Return only those lines from the line containing "What TikZ code" to the line containing "(0,0) rectangle (928,920);", both included, and please omit the pictures.

| Supplied records |
╔══

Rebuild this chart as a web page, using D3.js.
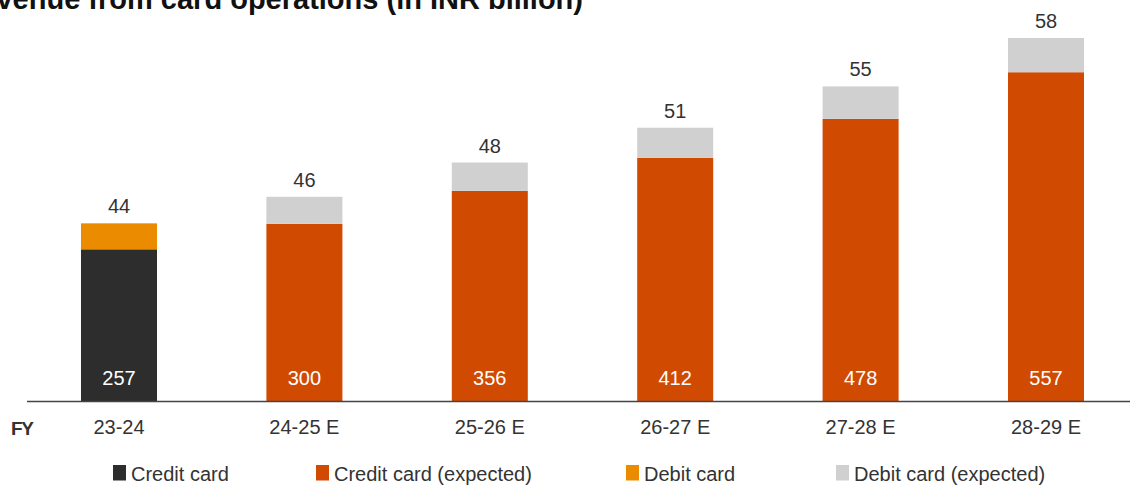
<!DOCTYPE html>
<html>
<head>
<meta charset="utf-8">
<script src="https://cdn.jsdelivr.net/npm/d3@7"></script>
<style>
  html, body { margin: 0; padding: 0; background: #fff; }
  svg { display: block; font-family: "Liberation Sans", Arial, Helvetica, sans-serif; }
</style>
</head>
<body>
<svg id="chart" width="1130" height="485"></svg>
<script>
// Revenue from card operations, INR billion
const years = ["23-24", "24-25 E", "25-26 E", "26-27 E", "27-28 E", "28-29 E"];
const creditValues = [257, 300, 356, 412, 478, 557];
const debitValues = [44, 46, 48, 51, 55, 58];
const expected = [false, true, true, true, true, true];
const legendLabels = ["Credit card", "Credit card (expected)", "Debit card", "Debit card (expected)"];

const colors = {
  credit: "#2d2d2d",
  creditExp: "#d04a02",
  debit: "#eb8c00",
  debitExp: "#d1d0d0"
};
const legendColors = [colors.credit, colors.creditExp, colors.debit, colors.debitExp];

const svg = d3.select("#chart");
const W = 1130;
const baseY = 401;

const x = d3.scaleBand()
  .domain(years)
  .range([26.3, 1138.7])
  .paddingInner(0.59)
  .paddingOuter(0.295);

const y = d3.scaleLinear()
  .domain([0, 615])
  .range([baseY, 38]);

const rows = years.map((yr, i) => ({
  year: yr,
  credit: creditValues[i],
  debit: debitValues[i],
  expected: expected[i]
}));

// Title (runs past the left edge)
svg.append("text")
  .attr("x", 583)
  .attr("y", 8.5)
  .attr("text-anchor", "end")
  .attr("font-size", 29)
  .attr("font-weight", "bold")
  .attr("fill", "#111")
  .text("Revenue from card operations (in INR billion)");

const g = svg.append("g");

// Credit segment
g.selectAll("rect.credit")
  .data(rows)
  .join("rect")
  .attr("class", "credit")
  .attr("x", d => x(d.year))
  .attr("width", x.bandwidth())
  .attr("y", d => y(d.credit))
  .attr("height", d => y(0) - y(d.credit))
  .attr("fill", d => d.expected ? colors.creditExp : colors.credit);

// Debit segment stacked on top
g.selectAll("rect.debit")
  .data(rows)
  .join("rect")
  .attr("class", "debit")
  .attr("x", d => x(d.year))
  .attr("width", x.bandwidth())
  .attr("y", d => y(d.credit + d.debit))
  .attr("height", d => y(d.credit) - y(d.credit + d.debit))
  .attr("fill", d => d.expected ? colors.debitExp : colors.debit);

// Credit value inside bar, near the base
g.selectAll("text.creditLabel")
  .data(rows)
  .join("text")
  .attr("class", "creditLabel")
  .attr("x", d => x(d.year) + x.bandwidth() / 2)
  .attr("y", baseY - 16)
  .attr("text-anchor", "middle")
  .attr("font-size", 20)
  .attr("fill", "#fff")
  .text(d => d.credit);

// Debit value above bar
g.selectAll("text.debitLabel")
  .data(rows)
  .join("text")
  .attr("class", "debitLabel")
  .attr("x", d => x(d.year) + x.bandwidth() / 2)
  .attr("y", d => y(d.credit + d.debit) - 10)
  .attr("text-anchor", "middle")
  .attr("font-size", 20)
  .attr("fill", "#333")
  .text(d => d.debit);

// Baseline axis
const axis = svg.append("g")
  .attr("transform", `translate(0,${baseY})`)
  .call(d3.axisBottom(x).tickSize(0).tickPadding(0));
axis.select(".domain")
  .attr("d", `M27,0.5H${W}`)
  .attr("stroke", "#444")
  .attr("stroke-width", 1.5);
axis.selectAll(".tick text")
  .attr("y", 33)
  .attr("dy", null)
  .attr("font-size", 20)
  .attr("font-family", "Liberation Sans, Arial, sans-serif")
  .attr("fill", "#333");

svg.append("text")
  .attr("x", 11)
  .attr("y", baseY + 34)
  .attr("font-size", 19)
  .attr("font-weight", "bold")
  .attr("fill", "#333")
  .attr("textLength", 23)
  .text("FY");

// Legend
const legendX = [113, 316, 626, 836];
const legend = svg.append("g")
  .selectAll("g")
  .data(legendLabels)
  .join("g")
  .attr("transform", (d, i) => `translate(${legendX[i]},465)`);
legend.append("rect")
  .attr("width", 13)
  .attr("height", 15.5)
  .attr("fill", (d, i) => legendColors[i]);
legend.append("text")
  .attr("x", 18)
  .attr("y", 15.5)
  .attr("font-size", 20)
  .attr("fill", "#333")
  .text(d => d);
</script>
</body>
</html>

╚══
╔══

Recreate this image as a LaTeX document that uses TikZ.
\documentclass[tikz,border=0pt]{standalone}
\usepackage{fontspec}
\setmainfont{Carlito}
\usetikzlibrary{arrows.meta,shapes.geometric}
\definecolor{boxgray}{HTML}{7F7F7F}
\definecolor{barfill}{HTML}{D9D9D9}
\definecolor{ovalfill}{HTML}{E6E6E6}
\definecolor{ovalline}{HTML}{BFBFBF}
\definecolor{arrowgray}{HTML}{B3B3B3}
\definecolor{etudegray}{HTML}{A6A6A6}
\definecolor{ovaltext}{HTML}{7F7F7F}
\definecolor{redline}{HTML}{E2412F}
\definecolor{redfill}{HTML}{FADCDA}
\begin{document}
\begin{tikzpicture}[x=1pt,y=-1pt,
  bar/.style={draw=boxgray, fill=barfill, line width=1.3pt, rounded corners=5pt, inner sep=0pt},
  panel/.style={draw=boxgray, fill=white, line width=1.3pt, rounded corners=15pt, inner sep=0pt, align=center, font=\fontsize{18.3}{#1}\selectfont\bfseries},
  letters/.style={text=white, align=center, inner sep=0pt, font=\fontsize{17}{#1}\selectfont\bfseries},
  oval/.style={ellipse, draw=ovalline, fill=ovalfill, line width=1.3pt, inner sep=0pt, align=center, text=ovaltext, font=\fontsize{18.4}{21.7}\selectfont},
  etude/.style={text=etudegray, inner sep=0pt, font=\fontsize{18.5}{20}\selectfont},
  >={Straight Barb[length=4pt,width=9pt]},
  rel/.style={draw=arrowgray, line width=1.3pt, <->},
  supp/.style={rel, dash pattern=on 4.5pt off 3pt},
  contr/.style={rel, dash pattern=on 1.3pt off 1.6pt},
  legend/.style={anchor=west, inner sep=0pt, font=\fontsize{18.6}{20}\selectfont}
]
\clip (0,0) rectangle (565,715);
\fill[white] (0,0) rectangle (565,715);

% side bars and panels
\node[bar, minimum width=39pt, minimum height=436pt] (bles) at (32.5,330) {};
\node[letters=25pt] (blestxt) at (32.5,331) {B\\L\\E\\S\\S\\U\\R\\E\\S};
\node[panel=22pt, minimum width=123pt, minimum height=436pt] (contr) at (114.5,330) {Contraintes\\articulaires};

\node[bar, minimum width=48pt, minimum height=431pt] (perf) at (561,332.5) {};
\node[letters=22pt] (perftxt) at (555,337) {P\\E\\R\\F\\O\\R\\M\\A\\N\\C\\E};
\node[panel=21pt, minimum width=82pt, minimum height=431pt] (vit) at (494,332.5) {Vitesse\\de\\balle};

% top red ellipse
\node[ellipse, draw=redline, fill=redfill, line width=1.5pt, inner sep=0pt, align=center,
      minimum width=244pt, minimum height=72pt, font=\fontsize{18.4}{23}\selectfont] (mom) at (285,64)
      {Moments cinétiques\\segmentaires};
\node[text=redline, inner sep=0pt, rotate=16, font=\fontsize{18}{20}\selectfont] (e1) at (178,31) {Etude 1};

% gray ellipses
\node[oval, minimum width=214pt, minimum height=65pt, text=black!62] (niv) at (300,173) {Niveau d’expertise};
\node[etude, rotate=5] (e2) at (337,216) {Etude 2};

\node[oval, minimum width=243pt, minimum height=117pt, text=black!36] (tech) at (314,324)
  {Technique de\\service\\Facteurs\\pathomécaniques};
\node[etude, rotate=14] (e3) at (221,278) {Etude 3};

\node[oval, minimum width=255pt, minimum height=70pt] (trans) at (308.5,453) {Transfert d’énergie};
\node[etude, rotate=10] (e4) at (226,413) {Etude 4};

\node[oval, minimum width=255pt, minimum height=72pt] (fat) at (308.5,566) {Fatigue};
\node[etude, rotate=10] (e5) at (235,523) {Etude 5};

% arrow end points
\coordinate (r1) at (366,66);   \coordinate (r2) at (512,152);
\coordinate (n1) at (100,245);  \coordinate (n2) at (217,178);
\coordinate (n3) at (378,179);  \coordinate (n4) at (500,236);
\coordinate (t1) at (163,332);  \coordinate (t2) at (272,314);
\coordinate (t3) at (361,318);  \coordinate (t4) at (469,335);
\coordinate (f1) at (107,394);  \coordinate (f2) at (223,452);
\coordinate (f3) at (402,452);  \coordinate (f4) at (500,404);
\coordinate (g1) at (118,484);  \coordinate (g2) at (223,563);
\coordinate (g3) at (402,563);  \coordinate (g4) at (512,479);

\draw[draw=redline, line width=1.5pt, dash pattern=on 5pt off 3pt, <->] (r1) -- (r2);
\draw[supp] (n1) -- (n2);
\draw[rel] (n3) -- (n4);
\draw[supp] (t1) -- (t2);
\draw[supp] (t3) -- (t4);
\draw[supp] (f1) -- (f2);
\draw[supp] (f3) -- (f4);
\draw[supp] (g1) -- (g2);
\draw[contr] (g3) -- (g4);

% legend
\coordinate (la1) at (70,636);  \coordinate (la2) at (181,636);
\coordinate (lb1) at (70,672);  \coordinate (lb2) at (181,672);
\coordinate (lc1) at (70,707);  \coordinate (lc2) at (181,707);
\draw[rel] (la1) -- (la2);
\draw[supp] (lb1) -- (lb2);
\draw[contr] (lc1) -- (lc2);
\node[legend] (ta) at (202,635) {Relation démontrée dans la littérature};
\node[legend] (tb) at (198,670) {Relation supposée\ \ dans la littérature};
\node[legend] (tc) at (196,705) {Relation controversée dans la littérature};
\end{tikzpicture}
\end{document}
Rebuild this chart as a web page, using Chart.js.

╚══
╔══

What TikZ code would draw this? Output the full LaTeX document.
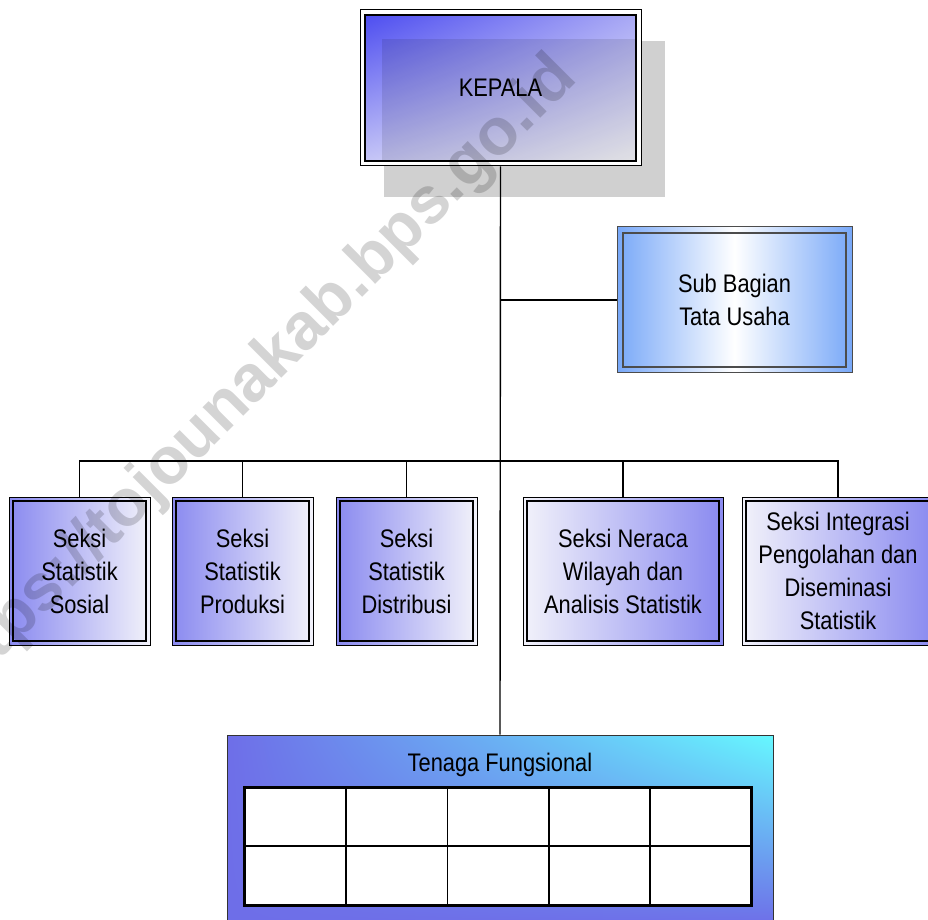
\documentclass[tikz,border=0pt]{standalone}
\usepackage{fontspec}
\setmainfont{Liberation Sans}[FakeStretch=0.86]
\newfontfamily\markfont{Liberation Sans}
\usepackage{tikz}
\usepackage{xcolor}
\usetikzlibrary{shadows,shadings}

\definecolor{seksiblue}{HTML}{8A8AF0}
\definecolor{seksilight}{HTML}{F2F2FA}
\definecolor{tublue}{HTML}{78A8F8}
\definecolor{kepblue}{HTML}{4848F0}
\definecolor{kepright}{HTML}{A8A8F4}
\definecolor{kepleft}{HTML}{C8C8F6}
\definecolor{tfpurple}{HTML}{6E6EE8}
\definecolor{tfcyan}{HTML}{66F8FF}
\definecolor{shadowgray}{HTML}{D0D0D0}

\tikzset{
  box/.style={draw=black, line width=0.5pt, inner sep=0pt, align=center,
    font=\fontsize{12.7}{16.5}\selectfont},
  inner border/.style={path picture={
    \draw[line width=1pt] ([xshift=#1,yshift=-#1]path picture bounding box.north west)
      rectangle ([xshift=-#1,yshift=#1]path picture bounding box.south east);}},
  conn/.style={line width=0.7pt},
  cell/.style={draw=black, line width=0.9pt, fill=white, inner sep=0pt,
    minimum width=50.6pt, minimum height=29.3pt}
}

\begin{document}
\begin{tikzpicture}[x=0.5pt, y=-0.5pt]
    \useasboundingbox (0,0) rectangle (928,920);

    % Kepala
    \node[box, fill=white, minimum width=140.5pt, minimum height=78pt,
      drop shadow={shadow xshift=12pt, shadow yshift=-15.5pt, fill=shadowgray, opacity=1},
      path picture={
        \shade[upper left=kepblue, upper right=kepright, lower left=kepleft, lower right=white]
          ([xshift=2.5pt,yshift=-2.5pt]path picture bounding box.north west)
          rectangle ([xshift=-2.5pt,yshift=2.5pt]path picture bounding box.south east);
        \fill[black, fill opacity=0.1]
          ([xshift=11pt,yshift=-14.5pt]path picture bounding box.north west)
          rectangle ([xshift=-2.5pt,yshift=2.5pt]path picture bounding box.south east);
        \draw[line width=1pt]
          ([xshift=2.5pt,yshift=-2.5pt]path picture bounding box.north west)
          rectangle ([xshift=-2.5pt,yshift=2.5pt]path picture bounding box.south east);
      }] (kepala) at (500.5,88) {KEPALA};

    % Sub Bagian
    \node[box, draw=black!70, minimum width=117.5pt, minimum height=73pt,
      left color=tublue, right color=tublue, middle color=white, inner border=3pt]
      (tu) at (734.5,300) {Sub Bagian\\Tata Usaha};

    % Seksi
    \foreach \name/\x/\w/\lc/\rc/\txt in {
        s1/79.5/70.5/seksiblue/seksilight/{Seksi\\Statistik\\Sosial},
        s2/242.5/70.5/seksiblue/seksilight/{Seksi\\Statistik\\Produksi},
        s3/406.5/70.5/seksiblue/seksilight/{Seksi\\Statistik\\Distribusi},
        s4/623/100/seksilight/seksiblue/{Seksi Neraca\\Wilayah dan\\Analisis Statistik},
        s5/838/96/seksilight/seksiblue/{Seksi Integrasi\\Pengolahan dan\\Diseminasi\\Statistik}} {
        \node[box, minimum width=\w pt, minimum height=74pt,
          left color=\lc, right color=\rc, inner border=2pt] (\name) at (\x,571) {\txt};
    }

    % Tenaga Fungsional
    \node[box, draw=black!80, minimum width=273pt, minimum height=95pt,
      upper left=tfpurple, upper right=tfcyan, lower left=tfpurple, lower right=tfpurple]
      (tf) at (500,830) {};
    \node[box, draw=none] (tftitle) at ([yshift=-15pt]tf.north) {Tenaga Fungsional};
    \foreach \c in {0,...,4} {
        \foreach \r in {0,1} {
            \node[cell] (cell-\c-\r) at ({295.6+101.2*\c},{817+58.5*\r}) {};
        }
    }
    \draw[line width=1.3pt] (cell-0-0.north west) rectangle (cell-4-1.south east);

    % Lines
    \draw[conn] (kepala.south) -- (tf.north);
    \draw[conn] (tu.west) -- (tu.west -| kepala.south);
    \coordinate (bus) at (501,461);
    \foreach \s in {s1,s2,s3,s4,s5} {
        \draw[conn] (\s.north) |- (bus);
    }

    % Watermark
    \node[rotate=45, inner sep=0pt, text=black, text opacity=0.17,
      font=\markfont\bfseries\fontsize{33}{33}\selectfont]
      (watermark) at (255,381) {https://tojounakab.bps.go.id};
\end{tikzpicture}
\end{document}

╚══

| Result |
What TikZ code would draw this? Output the full LaTeX document.
\documentclass[tikz,border=0pt]{standalone}
\usepackage{fontspec}
\setmainfont{Liberation Sans}[FakeStretch=0.86]
\newfontfamily\markfont{Liberation Sans}
\usepackage{tikz}
\usepackage{xcolor}
\usetikzlibrary{shadows,shadings}

\definecolor{seksiblue}{HTML}{8A8AF0}
\definecolor{seksilight}{HTML}{F2F2FA}
\definecolor{tublue}{HTML}{78A8F8}
\definecolor{kepblue}{HTML}{4848F0}
\definecolor{kepright}{HTML}{A8A8F4}
\definecolor{kepleft}{HTML}{C8C8F6}
\definecolor{tfpurple}{HTML}{6E6EE8}
\definecolor{tfcyan}{HTML}{66F8FF}
\definecolor{shadowgray}{HTML}{D0D0D0}

\tikzset{
  box/.style={draw=black, line width=0.5pt, inner sep=0pt, align=center,
    font=\fontsize{12.7}{16.5}\selectfont},
  inner border/.style={path picture={
    \draw[line width=1pt] ([xshift=#1,yshift=-#1]path picture bounding box.north west)
      rectangle ([xshift=-#1,yshift=#1]path picture bounding box.south east);}},
  conn/.style={line width=0.7pt},
  cell/.style={draw=black, line width=0.9pt, fill=white, inner sep=0pt,
    minimum width=50.6pt, minimum height=29.3pt}
}

\begin{document}
\begin{tikzpicture}[x=0.5pt, y=-0.5pt]
    \useasboundingbox (0,0) rectangle (928,920);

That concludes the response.